Title: Fast & Sample-efficient Algorithms for Neural Network Training with Theoretical Guarantee
Abstract: As deep learning (DL) breakthroughs drive the recent artificial intelligence (AI) boom, neural networks have become the most powerful tools in developing AI learning systems. Despite the early success, DL-based AI learning systems lack public trust because they work in a “black-box” manner. To trust its decisions, we need to know how an AI system arrives at its conclusions, which is to change the black magic of AI into scientific theorems. Moreover, as the sizes of both datasets and learning models grow increasingly fast, modern learning tasks demand a significantly high amount of reliable (labeled) data and computational resources to learn and extract desired information. In this talk, two algorithms, (i) magnitude-based neural network pruning and (ii) self-training via unlabeled data, with theoretical explanations, will be shared in addressing the challenges above in training neural networks. First, network pruning removes unnecessary parts (weights, neurons, or even layers) of the neural networks, and we observe an equal or even better performance at a significantly reduced computational cost. In addition, we connect the numerical success of pruning with theoretical characterizations of a benign landscape in training pruned networks, which leads to reduced sample complexity and fast convergence. Second, self-training leverages a large amount of unlabeled data to improve learning when the labeled data are limited. Acquiring labeled data involves human experts, which is costly and slow. Therefore, the labeled data amount does not always support the convergence in training neural networks. However, with the help of unlabeled data, we prove that the self-training algorithm converges to the desired point with a bounded distance even with insufficient labeled data. In addition, quantitative justifications between the unlabeled data amount and the improved performance are provided in both theoretical and numerical aspects.

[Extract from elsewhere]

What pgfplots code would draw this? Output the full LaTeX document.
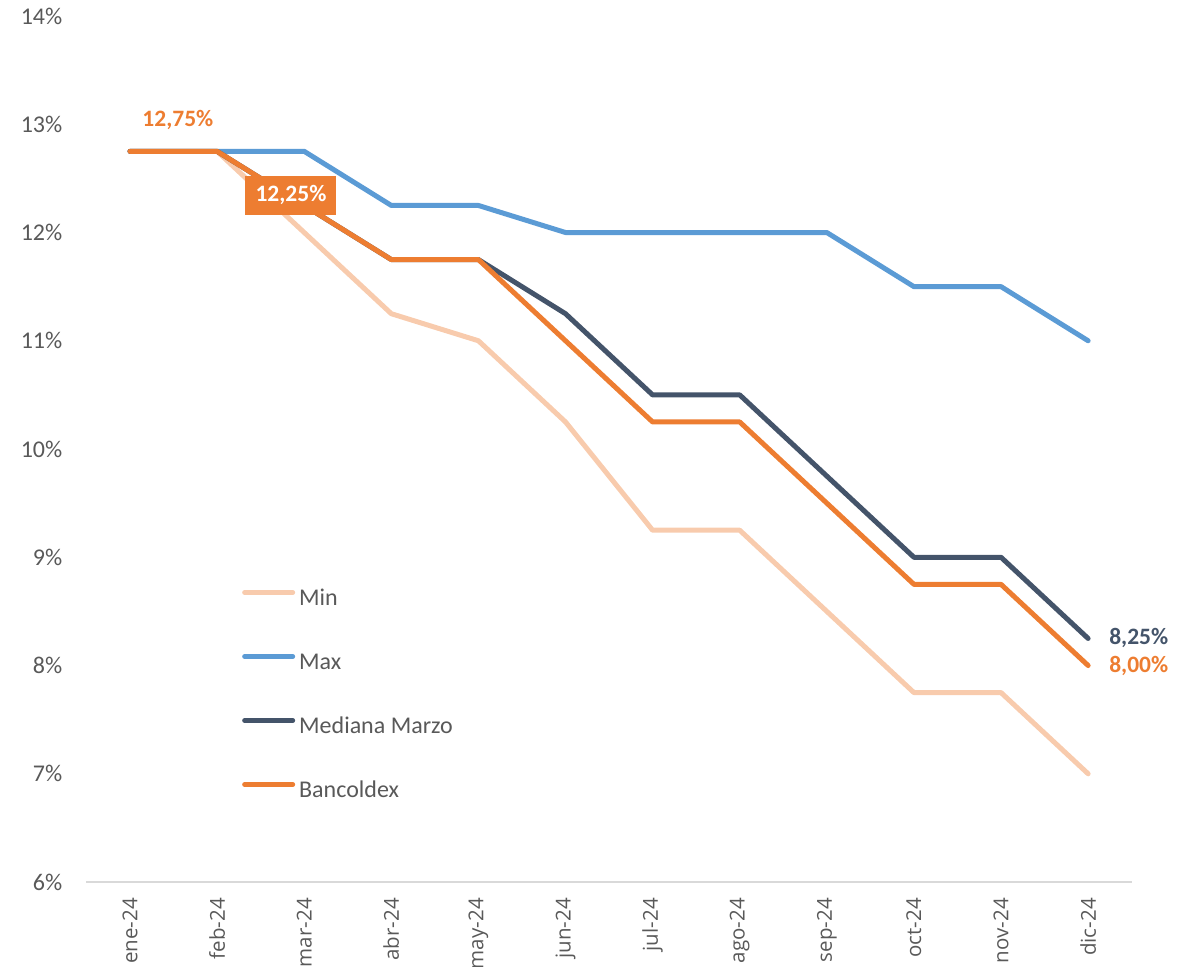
\documentclass[border=0pt]{standalone}
\usepackage{fontspec}
\setmainfont{Carlito}
\newfontfamily\xlabfont{Open Sans}
\usepackage{pgfplots}
\pgfplotsset{compat=1.18}
\definecolor{cMin}{RGB}{248,203,173}
\definecolor{cMax}{RGB}{91,155,213}
\definecolor{cMed}{RGB}{68,84,106}
\definecolor{cBanc}{RGB}{237,125,49}
\definecolor{tickgray}{RGB}{89,89,89}
\definecolor{axisgray}{RGB}{217,217,217}
\begin{document}
\begin{tikzpicture}
\begin{axis}[
  scale only axis,
  width=1045.2pt, height=866pt,
  xmin=-0.5, xmax=11.5, ymin=6, ymax=14,
  xtick={0,...,11},
  xticklabels={ene-24,feb-24,mar-24,abr-24,may-24,jun-24,jul-24,ago-24,sep-24,oct-24,nov-24,dic-24},
  ytick={6,...,14},
  yticklabels={6\%,7\%,8\%,9\%,10\%,11\%,12\%,13\%,14\%},
  axis x line*=bottom, axis y line*=left,
  x axis line style={draw=axisgray, line width=1.5pt, -},
  y axis line style={draw=none},
  major tick length=0pt,
  tick label style={font=\fontsize{24}{28}\selectfont, text=tickgray},
  x tick label style={rotate=90, anchor=east, inner sep=0pt, font=\xlabfont\fontsize{20.5}{24}\selectfont},
  xticklabel shift=16pt,
  y tick label style={anchor=east, inner sep=0pt},
  yticklabel shift=24pt,
  legend style={at={(0.1488,0.3379)}, anchor=north west, draw=none, fill=none,
    inner sep=0pt, row sep=43pt, column sep=4pt,
    font=\fontsize{24}{28}\selectfont, text=tickgray,
    nodes={inner sep=0pt, text height=16pt, text depth=5pt}},
  legend cell align=left,
  legend image code/.code={\draw[#1, line cap=round] (2.5pt,7.6pt) -- (50.5pt,7.6pt);},
  every axis plot/.append style={line width=5pt, line join=round, line cap=round},
  clip=false,
]
\addplot[cMin] coordinates {(0,12.75) (1,12.75) (2,12.0) (3,11.25) (4,11.0) (5,10.25) (6,9.25) (7,9.25) (8,8.5) (9,7.75) (10,7.75) (11,7.0)};
\addlegendentry{Min}
\addplot[cMax] coordinates {(0,12.75) (1,12.75) (2,12.75) (3,12.25) (4,12.25) (5,12.0) (6,12.0) (7,12.0) (8,12.0) (9,11.5) (10,11.5) (11,11.0)};
\addlegendentry{Max}
\addplot[cMed] coordinates {(0,12.75) (1,12.75) (2,12.25) (3,11.75) (4,11.75) (5,11.25) (6,10.5) (7,10.5) (8,9.75) (9,9.0) (10,9.0) (11,8.25)};
\addlegendentry{Mediana Marzo}
\addplot[cBanc] coordinates {(0,12.75) (1,12.75) (2,12.25) (3,11.75) (4,11.75) (5,11.0) (6,10.25) (7,10.25) (8,9.5) (9,8.75) (10,8.75) (11,8.0)};
\addlegendentry{Bancoldex}

\node[text=cBanc, font=\bfseries\fontsize{23.5}{27}\selectfont, inner sep=0pt] at (axis cs:0.55,13.04) {12,75\%};
\node[fill=cBanc, text=white, font=\bfseries\fontsize{23.5}{27}\selectfont, minimum width=91pt, minimum height=39pt, inner sep=0pt] at (axis cs:1.848,12.346) {12,25\%};
\node[anchor=west, text=cMed, font=\bfseries\fontsize{23.5}{27}\selectfont, inner sep=0pt, xshift=21pt] at (axis cs:11,8.25) {8,25\%};
\node[anchor=west, text=cBanc, font=\bfseries\fontsize{23.5}{27}\selectfont, inner sep=0pt, xshift=21pt] at (axis cs:11,8.0) {8,00\%};

\coordinate (bl) at (axis cs:-1.4925,5.224);
\coordinate (tr) at (axis cs:12.296,14.148);
\end{axis}
\pgfresetboundingbox
\path (bl) rectangle (tr);
\end{tikzpicture}
\end{document}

Speaker Bio: Shuai is currently a postdoc at Rensselaer Polytechnic Institute. He received his Ph.D. from the Department of Electrical, Computer, and Systems Engineering at Rensselaer Polytechnic Institute in 2021, supervised by Prof. Meng Wang. He received his Bachelor’s degree in Electrical Engineering at the University of Science and Technology of China in 2016. His research interests span artificial intelligence/deep learning, optimization, data science, and signal processing, focusing on theoretical foundations of deep learning, and developing explainable and efficient learning algorithms.